Dig a ditch - Make a differece!

Do you know digging ditches can make the world a better place?

You don’t?

Don’t worry. I didn’t either. Not until I went to Spiti and dug one myself!

***

‘Spiti is pretty, and you do get to travel around but staying with the locals is something you don’t get anywhere else. That’s the best part,’ Ishita Khanna, founder of Spiti Ecosphere explained the program that we had enrolled in.

We all nodded in unison.

‘You stay with them, observe their routine, help solve their problems,’ the promise and anticipation continued.

To solve their problems, we were going to dig trenches.

Dig trenches? How will that help? I wondered.

‘Spiti is a cold desert. We barely get any rainfall here but ample snowfall. So, the trenches you work on, get filled with snow in winters. The snow melts in summers and increases the water-table.’

***

Geared with picks and shovels, we marched towards the fields.

The prospect of making a difference in someone’s life thrilled me. I never tried that near my home, but while traveling, it was different.

‘Experiential travel’, they say. You can write about it.

‘Take rest whenever you are tired’, Takpa instructed. He was our tour guide.

We took his instruction to heart. We rested after every 8th strike to the ground – strikes that made absolutely no impact on the depth of the ditches.

The zest stayed high, with girls taking the charge. Though it was not so long-lived. The stark contrast between efforts and results sneered at us: the gusto went downhill, starting from the masculine side.

The girls tried to motivate us to get up, pick the shovels, and remove the dirt.

That didn’t work.

So, they resorted to insults.

That worked.

Butit and other hostesses brought food for us and throughout the lunch made fun of me. Without relenting.

‘Ye motu se to kuch nahi hoga’, The fatso won’t be able to do anything.

‘Kuch kiya bhi isne?’ Did he even do anything?

‘So kyu nahi jate?’, why don’t you go and sleep?

So, I went and slept. Under the blue sky, over the grass-top, covered with dust – I slept. And didn’t want to wake up. But I had to. There were trenches to be dug. Difference to be made.

By the evening, when the job was done to our satisfaction and to Takpa’s dissatisfaction, we left the field, fantasizing about a hot shower and a warm bed.

Butit had already prepared tea and snacks by the time we reached home.

‘Can we get some hot water?’ I asked Butit.

She didn’t seem to comprehend the request. So, I repeated:

‘Can we get some hot water for a bath? We are filled with dust.’

‘OK’, she said, with a mixed expression of reluctance and displeasure, which only a person slogging over the weekend can show.

What the hell! Haven’t we paid enough to take a bath at least? I thought, feeling a little annoyed.

But ignoring the hiccup, I went and chatted with Norbu, Butit’s son, who was aware of Gmail and Facebook despite no internet connection in Spiti. One of his books read:

‘Every child is special. You are extra special because you are a child of Himalayas.’

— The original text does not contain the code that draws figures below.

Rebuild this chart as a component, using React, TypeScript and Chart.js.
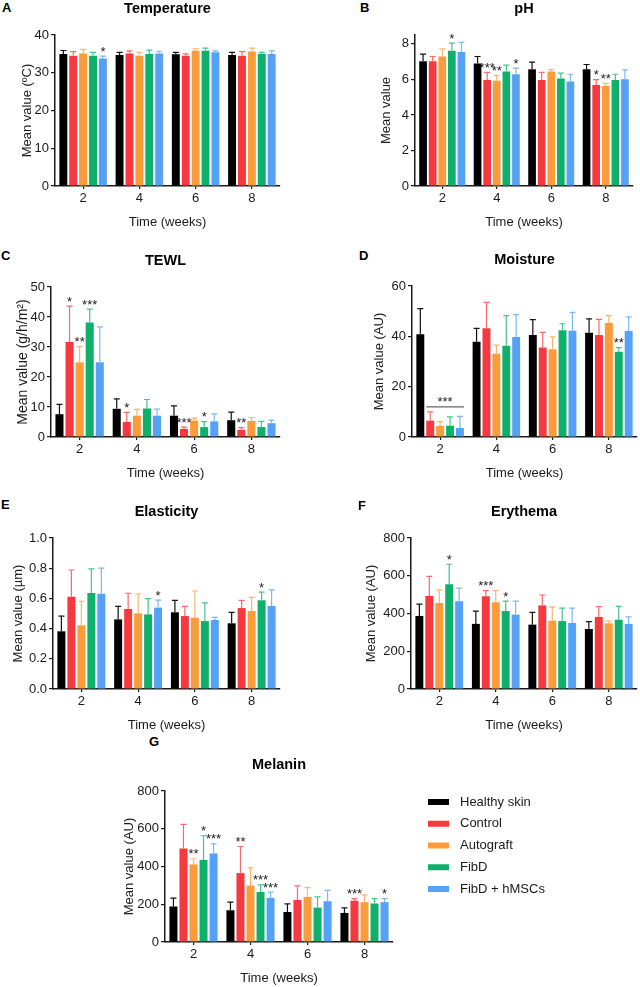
import { useEffect, useRef } from "react";
import { Chart, registerables } from "chart.js";

Chart.register(...registerables);

const FONT = '"Liberation Sans", Arial, Helvetica, sans-serif';
const INK = "#1a1a1a";

// Shared categories and groups
const weeks = ["2", "4", "6", "8"];
const groups = ["Healthy skin", "Control", "Autograft", "FibD", "FibD + hMSCs"];
const groupColors = ["#000000", "#f5393e", "#fb9c3a", "#0fb06b", "#54a1f6"];
const errorColors = ["#111111", "#f76a6e", "#fcb469", "#45c38c", "#7cb7f8"];

// A — Temperature (mean, SD, significance per group x week)
const temperatureMean = [
  [35.0, 34.7, 34.9, 34.7],
  [34.5, 35.1, 34.5, 34.5],
  [35.1, 34.5, 35.8, 35.6],
  [34.5, 35.0, 35.8, 35.0],
  [33.8, 35.1, 35.4, 35.0],
];
const temperatureSd = [
  [0.9, 0.7, 0.5, 0.7],
  [1.1, 0.7, 0.5, 1.1],
  [1.1, 0.9, 0.5, 0.9],
  [0.9, 1.0, 0.7, 0.4],
  [0.6, 0.6, 0.4, 0.8],
];
const temperatureSig = [
  ["", "", "", ""],
  ["", "", "", ""],
  ["", "", "", ""],
  ["", "", "", ""],
  ["*", "", "", ""],
];

// B — pH
const phMean = [
  [7.02, 6.89, 6.57, 6.57],
  [7.02, 5.97, 5.97, 5.69],
  [7.29, 5.92, 6.44, 5.63],
  [7.61, 6.44, 6.05, 5.97],
  [7.55, 6.29, 5.88, 6.01],
];
const phSd = [
  [0.4, 0.4, 0.4, 0.27],
  [0.27, 0.43, 0.43, 0.3],
  [0.43, 0.3, 0.11, 0.15],
  [0.43, 0.36, 0.3, 0.32],
  [0.54, 0.34, 0.41, 0.53],
];
const phSig = [
  ["", "", "", ""],
  ["", "***", "", "*"],
  ["", "**", "", "**"],
  ["*", "", "", ""],
  ["", "*", "", ""],
];

// C — TEWL
const tewlMean = [
  [7.6, 9.4, 7.1, 5.6],
  [31.7, 5.0, 2.7, 2.4],
  [24.9, 7.1, 5.5, 5.4],
  [38.2, 9.5, 3.3, 3.3],
  [24.9, 7.1, 5.2, 4.6],
];
const tewlSd = [
  [3.3, 3.3, 3.3, 2.7],
  [11.9, 3.2, 0.6, 0.7],
  [5.2, 2.1, 0.8, 1.1],
  [4.4, 3.0, 1.8, 1.9],
  [11.8, 2.2, 2.5, 1.0],
];
const tewlSig = [
  ["", "", "", ""],
  ["*", "*", "***", "**"],
  ["**", "", "", ""],
  ["***", "", "*", ""],
  ["", "", "", ""],
];

// D — Moisture
const moistureMean = [
  [40.8, 37.8, 40.5, 41.4],
  [6.5, 43.2, 35.6, 40.5],
  [4.4, 33.1, 34.9, 45.3],
  [4.5, 36.3, 42.4, 33.9],
  [3.6, 39.7, 42.2, 42.1],
];
const moistureSd = [
  [10.2, 5.4, 6.1, 5.5],
  [3.5, 10.3, 6.0, 6.2],
  [1.7, 3.4, 4.9, 2.9],
  [3.5, 11.9, 2.6, 1.6],
  [4.6, 8.9, 7.3, 5.6],
];
const moistureSig = [
  ["", "", "", ""],
  ["", "", "", ""],
  ["", "", "", ""],
  ["", "", "", "**"],
  ["", "", "", ""],
];
// bracket over groups 1..4 at week 2
const moistureBracket = { week: 0, from: 1, to: 4, value: 12, label: "***" };

// E — Elasticity
const elasticityMean = [
  [0.382, 0.461, 0.508, 0.435],
  [0.611, 0.53, 0.483, 0.536],
  [0.422, 0.501, 0.472, 0.517],
  [0.636, 0.494, 0.45, 0.587],
  [0.631, 0.539, 0.457, 0.55],
];
const elasticitySd = [
  [0.101, 0.086, 0.079, 0.073],
  [0.177, 0.104, 0.064, 0.051],
  [0.159, 0.128, 0.177, 0.09],
  [0.159, 0.104, 0.12, 0.055],
  [0.17, 0.05, 0.018, 0.106],
];
const elasticitySig = [
  ["", "", "", ""],
  ["", "", "", ""],
  ["", "", "", ""],
  ["", "", "", "*"],
  ["", "*", "", ""],
];

// F — Erythema
const erythemaMean = [
  [387, 345, 341, 318],
  [493, 491, 443, 382],
  [456, 459, 362, 348],
  [555, 413, 360, 367],
  [465, 394, 350, 345],
];
const erythemaSd = [
  [63, 68, 65, 39],
  [104, 30, 55, 54],
  [69, 62, 73, 12],
  [106, 53, 68, 71],
  [69, 72, 78, 37],
];
const erythemaSig = [
  ["", "", "", ""],
  ["", "***", "", ""],
  ["", "", "", ""],
  ["*", "*", "", ""],
  ["", "", "", ""],
];

// G — Melanin
const melaninMean = [
  [188, 168, 159, 154],
  [496, 365, 223, 219],
  [411, 299, 239, 211],
  [435, 265, 182, 204],
  [469, 234, 216, 211],
];
const melaninSd = [
  [44, 43, 43, 27],
  [127, 141, 74, 11],
  [30, 94, 49, 39],
  [128, 38, 57, 26],
  [51, 30, 57, 19],
];
const melaninSig = [
  ["", "", "", ""],
  ["", "**", "", "***"],
  ["**", "", "", ""],
  ["*", "***", "", ""],
  ["***", "***", "", "*"],
];

type Bracket = { week: number; from: number; to: number; value: number; label: string };

type PanelSpec = {
  letter: string;
  title: string;
  yTitle: string;
  yTitleSize: number;
  min: number;
  max: number;
  step: number;
  decimals: number;
  mean: number[][];
  sd: number[][];
  sig: string[][];
  bracket?: Bracket;
  legend?: boolean;
  // plot frame on the page
  left: number;
  right: number;
  top: number;
  bottom: number;
  yTitleX: number;
  letterX: number;
  letterY: number;
};

const panels: PanelSpec[] = [
  {
    letter: "A", title: "Temperature", yTitle: "Mean value (ºC)", yTitleSize: 13,
    min: 0, max: 40, step: 10, decimals: 0,
    mean: temperatureMean, sd: temperatureSd, sig: temperatureSig,
    left: 55, right: 280, top: 35, bottom: 186, yTitleX: 28, letterX: 2, letterY: 0,
  },
  {
    letter: "B", title: "pH", yTitle: "Mean value", yTitleSize: 13,
    min: 0, max: 8.5, step: 2, decimals: 0,
    mean: phMean, sd: phSd, sig: phSig,
    left: 415, right: 633, top: 35, bottom: 186, yTitleX: 387, letterX: 360, letterY: 0,
  },
  {
    letter: "C", title: "TEWL", yTitle: "Mean value (g/h/m²)", yTitleSize: 14,
    min: 0, max: 50, step: 10, decimals: 0,
    mean: tewlMean, sd: tewlSd, sig: tewlSig,
    left: 51, right: 280, top: 287, bottom: 437, yTitleX: 23, letterX: 1, letterY: 248,
  },
  {
    letter: "D", title: "Moisture", yTitle: "Mean value (AU)", yTitleSize: 13,
    min: 0, max: 60, step: 20, decimals: 0,
    mean: moistureMean, sd: moistureSd, sig: moistureSig, bracket: moistureBracket,
    left: 412, right: 637, top: 286, bottom: 437, yTitleX: 380, letterX: 359, letterY: 248,
  },
  {
    letter: "E", title: "Elasticity", yTitle: "Mean value (µm)", yTitleSize: 13,
    min: 0, max: 1, step: 0.2, decimals: 1,
    mean: elasticityMean, sd: elasticitySd, sig: elasticitySig,
    left: 53, right: 280, top: 538, bottom: 689, yTitleX: 19, letterX: 1, letterY: 497,
  },
  {
    letter: "F", title: "Erythema", yTitle: "Mean value (AU)", yTitleSize: 13,
    min: 0, max: 800, step: 200, decimals: 0,
    mean: erythemaMean, sd: erythemaSd, sig: erythemaSig,
    left: 411, right: 637, top: 538, bottom: 689, yTitleX: 372, letterX: 358, letterY: 498,
  },
  {
    letter: "G", title: "Melanin", yTitle: "Mean value (AU)", yTitleSize: 13,
    min: 0, max: 800, step: 200, decimals: 0,
    mean: melaninMean, sd: melaninSd, sig: melaninSig, legend: true,
    left: 165, right: 393, top: 791, bottom: 942, yTitleX: 130, letterX: 149, letterY: 734,
  },
];

const PAD_TOP = 35;
const X_AXIS_H = 44;

function makeDecorPlugin(spec: PanelSpec) {
  return {
    id: "panelDecor",
    afterDatasetsDraw(chart: any) {
      const { ctx } = chart;
      const yScale = chart.scales.y;
      ctx.save();
      chart.data.datasets.forEach((ds: any, di: number) => {
        const meta = chart.getDatasetMeta(di);
        meta.data.forEach((bar: any, i: number) => {
          const p = bar.getProps(["x", "y", "width"], true);
          const topPx = yScale.getPixelForValue(ds.data[i] + spec.sd[di][i]);
          ctx.strokeStyle = errorColors[di];
          ctx.lineWidth = 1.2;
          ctx.beginPath();
          ctx.moveTo(p.x, p.y);
          ctx.lineTo(p.x, topPx);
          ctx.moveTo(p.x - 3, topPx);
          ctx.lineTo(p.x + 3, topPx);
          ctx.stroke();
          const mark = spec.sig[di][i];
          if (mark) {
            ctx.fillStyle = INK;
            ctx.font = `13px ${FONT}`;
            ctx.textAlign = "center";
            ctx.textBaseline = "alphabetic";
            ctx.fillText(mark, p.x, topPx - 0.5);
          }
        });
      });
      const br = spec.bracket;
      if (br) {
        const a = chart.getDatasetMeta(br.from).data[br.week].getProps(["x", "width"], true);
        const b = chart.getDatasetMeta(br.to).data[br.week].getProps(["x", "width"], true);
        const yy = yScale.getPixelForValue(br.value);
        ctx.strokeStyle = "#666666";
        ctx.lineWidth = 1.2;
        ctx.beginPath();
        ctx.moveTo(a.x - a.width / 2, yy);
        ctx.lineTo(b.x + b.width / 2, yy);
        ctx.stroke();
        ctx.fillStyle = INK;
        ctx.font = `13px ${FONT}`;
        ctx.textAlign = "center";
        ctx.textBaseline = "alphabetic";
        ctx.fillText(br.label, (a.x + b.x) / 2, yy - 1);
      }
      ctx.restore();
    },
    afterDraw(chart: any) {
      const { ctx, chartArea } = chart;
      ctx.save();
      ctx.fillStyle = "#000";
      ctx.font = `bold 14.5px ${FONT}`;
      ctx.textAlign = "center";
      ctx.textBaseline = "middle";
      ctx.fillText(spec.title, (chartArea.left + chartArea.right) / 2, chartArea.top - 26);
      if (spec.legend) {
        ctx.font = `13px ${FONT}`;
        ctx.textAlign = "left";
        chart.data.datasets.forEach((ds: any, di: number) => {
          const cy = chartArea.top + 11 + di * 21.75;
          ctx.fillStyle = ds.backgroundColor;
          ctx.fillRect(chartArea.right + 35, cy - 3, 21, 6);
          ctx.fillStyle = INK;
          ctx.fillText(ds.label, chartArea.right + 67, cy);
        });
      }
      ctx.restore();
    },
  };
}

function Panel({ spec }: { spec: PanelSpec }) {
  const ref = useRef<HTMLCanvasElement | null>(null);
  const titleHalf = (spec.yTitleSize * 1.2) / 2;
  const x0 = Math.round(spec.yTitleX - titleHalf);
  const y0 = spec.top - PAD_TOP;
  const padRight = spec.legend ? 640 - spec.right : 6;
  const width = spec.right - x0 + padRight;
  const height = PAD_TOP + (spec.bottom - spec.top) + X_AXIS_H;
  const yAxisW = spec.left - x0;

  useEffect(() => {
    if (!ref.current) return;
    const chart = new Chart(ref.current, {
      type: "bar",
      data: {
        labels: weeks,
        datasets: groups.map((g, gi) => ({
          label: g,
          data: spec.mean[gi],
          backgroundColor: groupColors[gi],
          borderWidth: 0,
          categoryPercentage: 0.88,
          barPercentage: 0.8,
        })),
      },
      options: {
        responsive: false,
        animation: false,
        devicePixelRatio: 1,
        layout: { padding: { top: PAD_TOP, right: padRight, bottom: 0, left: 0 } },
        plugins: {
          legend: { display: false },
          tooltip: { enabled: false },
          title: { display: false },
        },
        scales: {
          x: {
            grid: { display: true, drawOnChartArea: false, offset: false, tickLength: 3, color: INK, lineWidth: 1.2 },
            border: { display: true, color: INK, width: 1.5 },
            ticks: { color: INK, font: { family: FONT, size: 13 }, padding: 2 },
            title: { display: true, text: "Time (weeks)", color: INK, font: { family: FONT, size: 13 }, padding: 0 },
            afterFit: (s: any) => {
              s.height = X_AXIS_H;
            },
          },
          y: {
            min: spec.min,
            max: spec.max,
            grid: { display: true, drawOnChartArea: false, tickLength: 4, color: INK, lineWidth: 1.2 },
            border: { display: true, color: INK, width: 1.5 },
            ticks: {
              stepSize: spec.step,
              includeBounds: false,
              color: INK,
              padding: 2,
              font: { family: FONT, size: 13 },
              callback: (v: any) => Number(v).toFixed(spec.decimals),
            },
            title: {
              display: true,
              text: spec.yTitle,
              color: INK,
              font: { family: FONT, size: spec.yTitleSize },
              padding: 0,
            },
            afterFit: (s: any) => {
              s.width = yAxisW;
            },
          },
        },
      },
      plugins: [makeDecorPlugin(spec)],
    } as any);
    return () => chart.destroy();
  }, []);

  return (
    <canvas
      ref={ref}
      width={width}
      height={height}
      style={{ position: "absolute", left: x0, top: y0, width, height }}
    />
  );
}

export default function App() {
  return (
    <div
      style={{
        position: "absolute",
        left: 0,
        top: 0,
        width: 640,
        height: 987,
        background: "#ffffff",
        overflow: "hidden",
        fontFamily: FONT,
      }}
    >
      {panels.map((p) => (
        <Panel key={p.letter} spec={p} />
      ))}
      {panels.map((p) => (
        <div
          key={`lbl-${p.letter}`}
          style={{
            position: "absolute",
            left: p.letterX,
            top: p.letterY,
            fontWeight: "bold",
            fontSize: 13,
            lineHeight: "16px",
            color: "#000",
          }}
        >
          {p.letter}
        </div>
      ))}
    </div>
  );
}
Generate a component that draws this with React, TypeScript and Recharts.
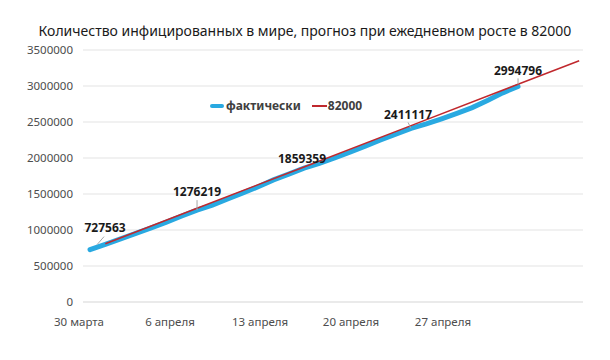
import { LineChart, Line, XAxis, YAxis, CartesianGrid, Legend } from "recharts";

// days counted from 30 марта
const actualDays = [0, 1, 2, 3, 4, 5, 6, 7, 8, 9, 10, 11, 12, 13, 14, 15, 16, 17, 18, 19, 20, 21, 22, 23, 24, 25, 26, 27, 28];
const actualValues = [
  727563, 800000, 876000, 953000, 1030000, 1110000, 1195000, 1276219, 1345000, 1430000,
  1515000, 1600000, 1696000, 1777000, 1859359, 1925000, 2000000, 2080000, 2165000, 2250000,
  2330000, 2411117, 2475000, 2545000, 2620000, 2700000, 2800000, 2905000, 2994796,
];
const forecastDays = [1, 7, 14, 21, 28, 32];
const forecastValues = [809563, 1301563, 1875563, 2449563, 3023563, 3351563];

const tickDays = [-0.72, 5.23, 11.12, 17.07, 23.09];
const tickLabels = ["30 марта", "6 апреля", "13 апреля", "20 апреля", "27 апреля"];
const yTicks = [0, 500000, 1000000, 1500000, 2000000, 2500000, 3000000, 3500000];
const labeledDays = [0, 7, 14, 21, 28];

const actualData = actualDays.map((d, i) => ({ day: d, value: actualValues[i] }));
const forecastData = forecastDays.map((d, i) => ({ day: d, value: forecastValues[i] }));

const FONT = "'Noto Sans', sans-serif";

// label offsets relative to the point: text dx/dy and optional leader line
const labelOffsets: Record<number, { dx: number; dy: number; leader: number[] | null }> = {
  0: { dx: 15, dy: -18, leader: [7, -5, 14, -13] },
  7: { dx: 0, dy: -14, leader: [0, -10, 0, 0] },
  14: { dx: -2, dy: -5, leader: null },
  21: { dx: -3, dy: -9, leader: [-3, -6, 0, 0] },
  28: { dx: 0, dy: -11, leader: [0, -8, 0, -2] },
};

function PointLabel(props: any) {
  const { x, y, value, index } = props;
  const day = actualDays[index];
  if (!labeledDays.includes(day)) return null;
  const o = labelOffsets[day];
  return (
    <g>
      {o.leader && (
        <line
          x1={x + o.leader[0]}
          y1={y + o.leader[1]}
          x2={x + o.leader[2]}
          y2={y + o.leader[3]}
          stroke="#a6a6a6"
          strokeWidth={1}
        />
      )}
      <text
        x={x + o.dx}
        y={y + o.dy}
        textAnchor="middle"
        fontFamily={FONT}
        fontSize={12}
        fontWeight={700}
        fill="#1a1a1a"
      >
        {value}
      </text>
    </g>
  );
}

function LegendContent() {
  return (
    <div style={{ display: "flex", alignItems: "center", fontFamily: FONT, fontSize: 12, fontWeight: 700, color: "#404040" }}>
      <span style={{ display: "inline-block", width: 14, height: 4, borderRadius: 2, background: "#29a9e1", marginRight: 2 }} />
      <span>фактически</span>
      <span style={{ display: "inline-block", width: 15, height: 2, background: "#c0282d", marginLeft: 11, marginRight: 1 }} />
      <span>82000</span>
    </div>
  );
}

export default function App() {
  return (
    <div style={{ position: "absolute", left: 0, top: 0, width: 610, height: 360, background: "#fff" }}>
      <div
        style={{
          position: "absolute",
          left: 0,
          top: 21,
          width: 610,
          textAlign: "center",
          fontFamily: FONT,
          fontSize: 14,
          color: "#1a1a1a",
        }}
      >
        Количество инфицированных в мире, прогноз при ежедневном росте в 82000
      </div>
      <LineChart width={610} height={360} margin={{ top: 50, right: 27, bottom: 28, left: 8 }}>
        <CartesianGrid vertical={false} stroke="#e3e3e3" />
        <XAxis
          type="number"
          dataKey="day"
          domain={[-0.46, 32.25]}
          ticks={tickDays}
          allowDataOverflow
          tickFormatter={(v: number) => tickLabels[tickDays.indexOf(v)] ?? ""}
          axisLine={{ stroke: "#e3e3e3" }}
          tickLine={false}
          tickMargin={10}
          tick={{ fill: "#4d4d4d", fontSize: 11.5, fontFamily: FONT }}
        />
        <YAxis
          type="number"
          domain={[0, 3500000]}
          ticks={yTicks}
          width={75}
          axisLine={false}
          tickLine={false}
          tickMargin={4}
          tick={{ fill: "#4d4d4d", fontSize: 11.5, fontFamily: FONT }}
        />
        <Legend
          verticalAlign="middle"
          content={<LegendContent />}
          wrapperStyle={{ position: "absolute", top: 97, left: 210, width: "auto" }}
        />
        <Line
          data={actualData}
          dataKey="value"
          name="фактически"
          stroke="#29a9e1"
          strokeWidth={5}
          strokeLinecap="round"
          dot={false}
          isAnimationActive={false}
          label={<PointLabel />}
        />
        <Line
          data={forecastData}
          dataKey="value"
          name="82000"
          stroke="#c0282d"
          strokeWidth={1.5}
          dot={false}
          isAnimationActive={false}
        />
      </LineChart>
    </div>
  );
}
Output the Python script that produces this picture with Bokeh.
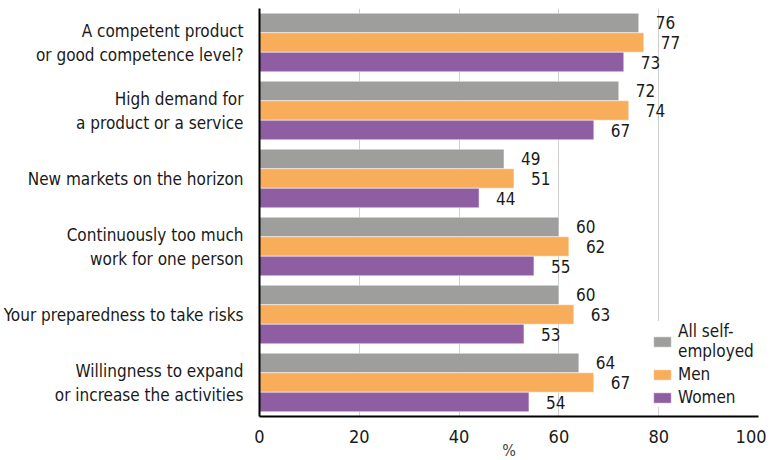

‘I want to go to Delhi,’ Norbu said.

‘Why? It’s a terrible place, full of smoke and dust,’ we retorted.

‘But its big and I want to see a big city. Till now, I have only been to Kaza a few times.’

The chain of the conversation was broken when I saw from the window, a tiny woman afar, walking with a large blue tank on her back. The tank was three quarters her height and was held by a rope.

‘Damn difficult life, yaar. These guys toil really hard’, I said, receiving a whole-hearted agreement from my room-mate.

‘That is mummy’, Norbu said.

WHAT!

Flashes of how I struggled to reach Butit’s house from the community water tank shimmered in my memory. And now, she walked the same distance with a barrel full of water for us.

We were silent for a while, the quiet broken only by the clanking of the utensils, Butit used to prepare our meal.

‘Water is ready.’

Bathing felt lucrative earlier but now I was reluctant and displeased. Water, such an inconspicuous, never drew so much reverence or guilt. Every mug spilled added more regret than it removed the dust.

For the next two days, I washed my used utensils, helped peel potatoes, talked a little less, listened a little more.

I didn’t take shower for the rest of the trip.

Comments

Shivam said…
I had the same guilt in XL hence skipped baths. This one was well written. I am still curious to know as to what happened to the ditch you all dug? Was it used finally?
Yash said…
haha yea the pleasant smell was the proof of your guilt.
I hope the ditches got used automatically. THe year we went to Spiti, it hadn't snowed.
The next year it did. So yea - we did make some impact - maybe an impact of 3-4 buckets!